Thursday, December 13, 2018

open as a bell before the toll

1.

The other week, at the small desk where I work in the midst of lawyers fussing about clients and contracts, I stumbled across one of those viral videos hiding in the dusty corners of the internet of a mother and a child. In this particular video, a baby born deaf hears her mother's voice for the first time, and I promptly burst into tears watching it. (I am re-watching it as I type this, and I am—again—crying.)

I was (and continue to be) surprised by the violence of my emotional reaction. I thought I had left baby fever behind in the dark days of the early twenties. But maybe it is simply that teaching teenagers and living with college students is both a reality check—this is who those babies truly are and will very shortly blossom into: free agents, whom you can't coddle forever—and a natural pasture where nurturing instincts can be harnessed for the good of a little flock, if not your own particular little lamb.

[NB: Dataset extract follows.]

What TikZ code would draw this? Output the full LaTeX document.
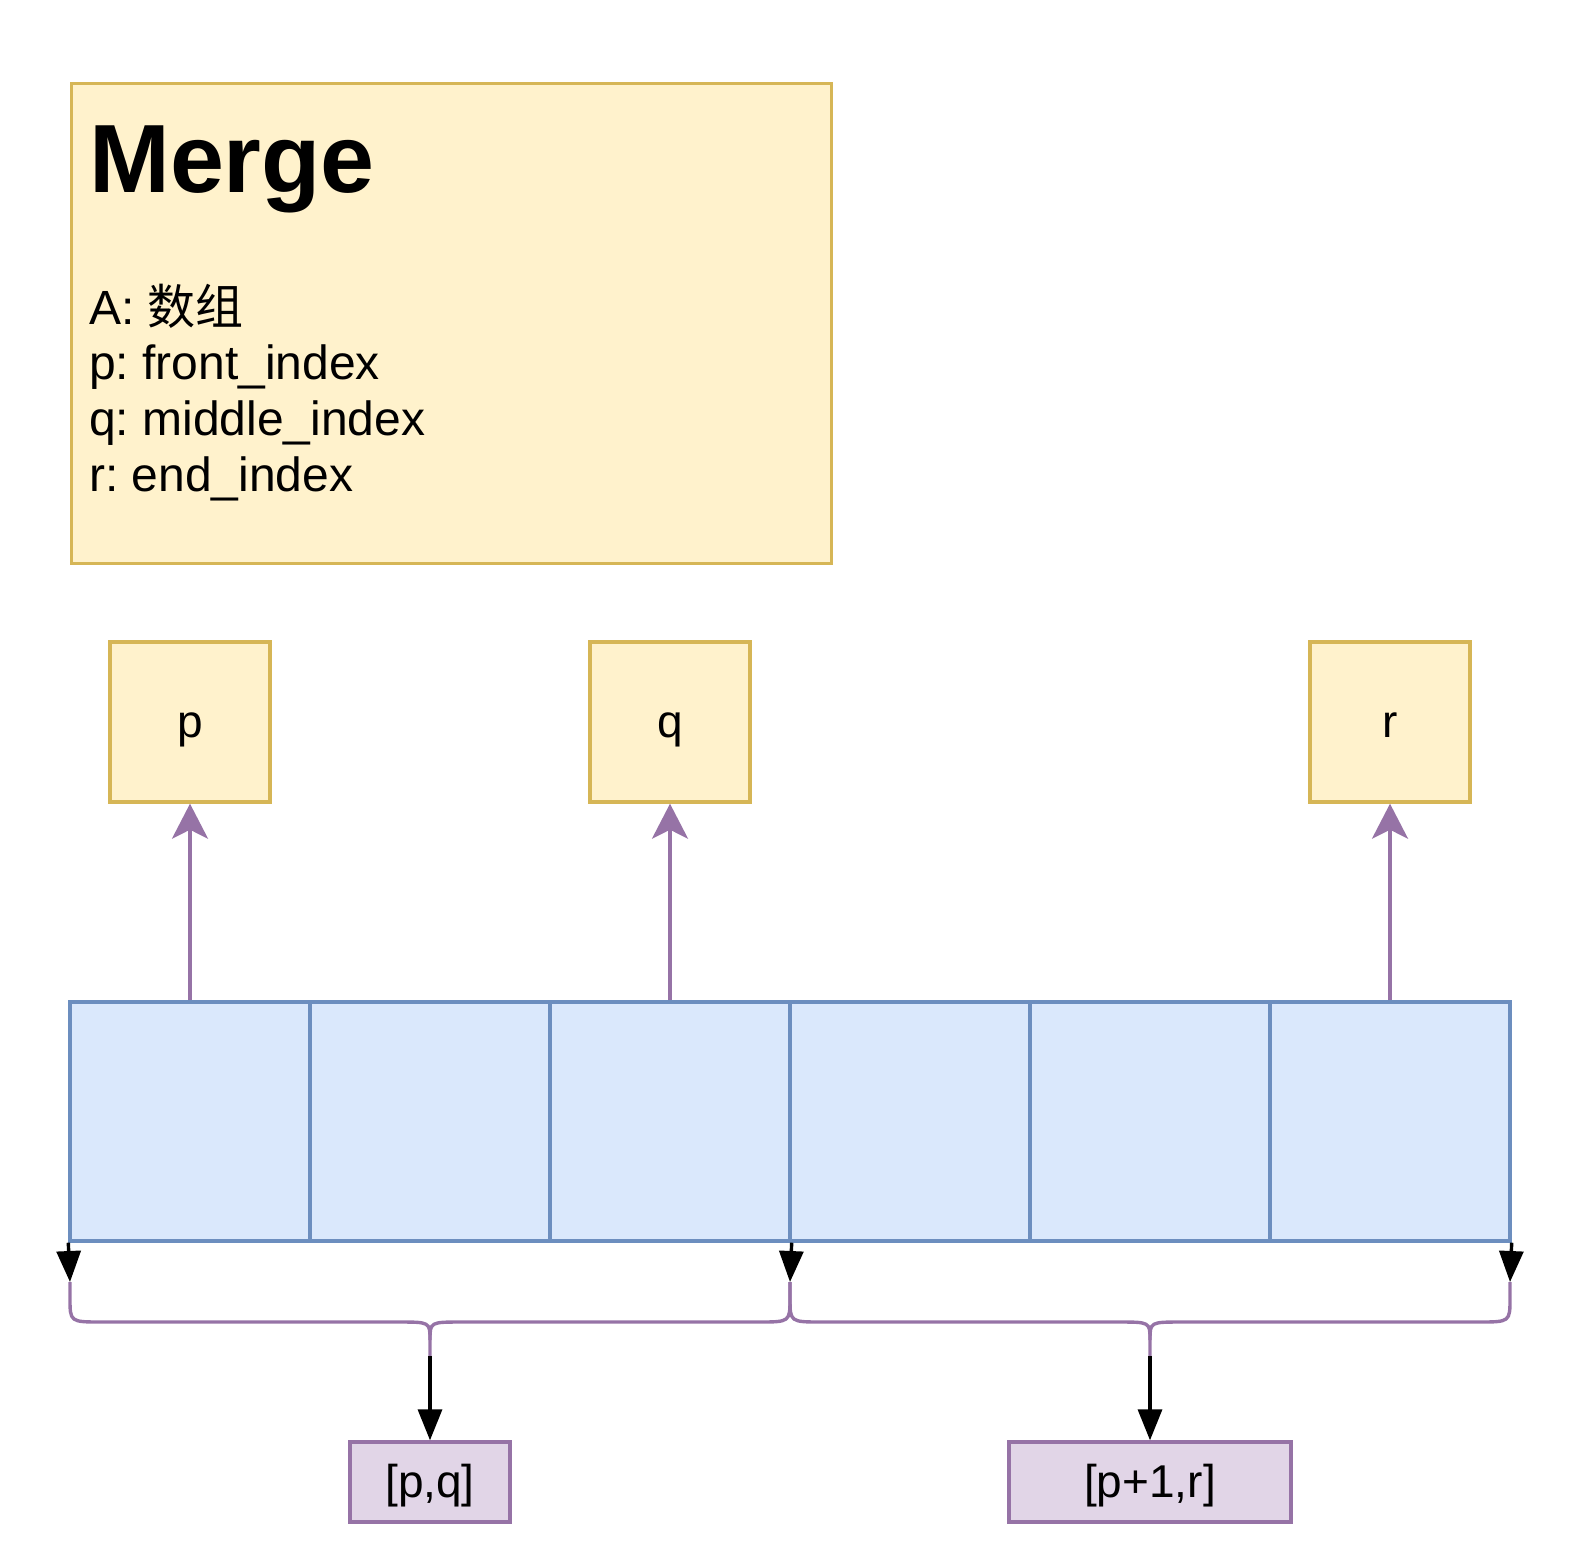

This is the first time, since I stepped into a detention room full of high school seniors one hot August morning, I realized, that I have not had a flock to care for or belong to. I think this was a facet of post-grad adulthood I took for granted. Shepherding has very heavily informed what I think adulthood is, and I am now realizing that young adulthood is an entirely different thing without it. It is, perhaps, important to finally feel its absence. This is an educational emptiness, if nothing better can be said for it. It is not an emptiness solved with plants or pets. Flocks are something that both require other shepherds, and rebel against you as only humans can and plants and pets (mercifully) cannot.

2.

Along those lines, it struck me tonight that this is the first time in my life when I am not living in a community, and this probably explains some of the rattling unfulfilled-ness that has been besetting me for most of the year. For the past two years, I have shouldered the duty of delight that comes from living with 100+ undergraduate women, and while the community never replaced the obvious need for a complementary community of friends, it filled a certain place in my heart that I realized is a vital space, for me. There is a necessity for a human being to belong to something they know is good, whether or not they are entirely happy with it (they are usually not), whether they have complete control over it (they don't), or whether it mirrors perfectly their ideal community in their heads (it will never). I have now just stated a pitifully attenuated ecclesiology. It is important to live in community—something constituted of people you did not quite choose, even if you chose it. A community is something that is mutually forming, and it is formed by the people who constitute it, even as it molds them to the image of nothing other than each other. I think one very particularly qualification of a community is that it is filled with people you have no control over and who make the community frustrating, because they do not operate like you, but who make it real, because you learn to exist with these very, very different people, as you are held together by a bond that is above and beyond simply personal preference or inclination.

Perhaps this is why I have become so attracted to monasteries—if only monasteries had babies.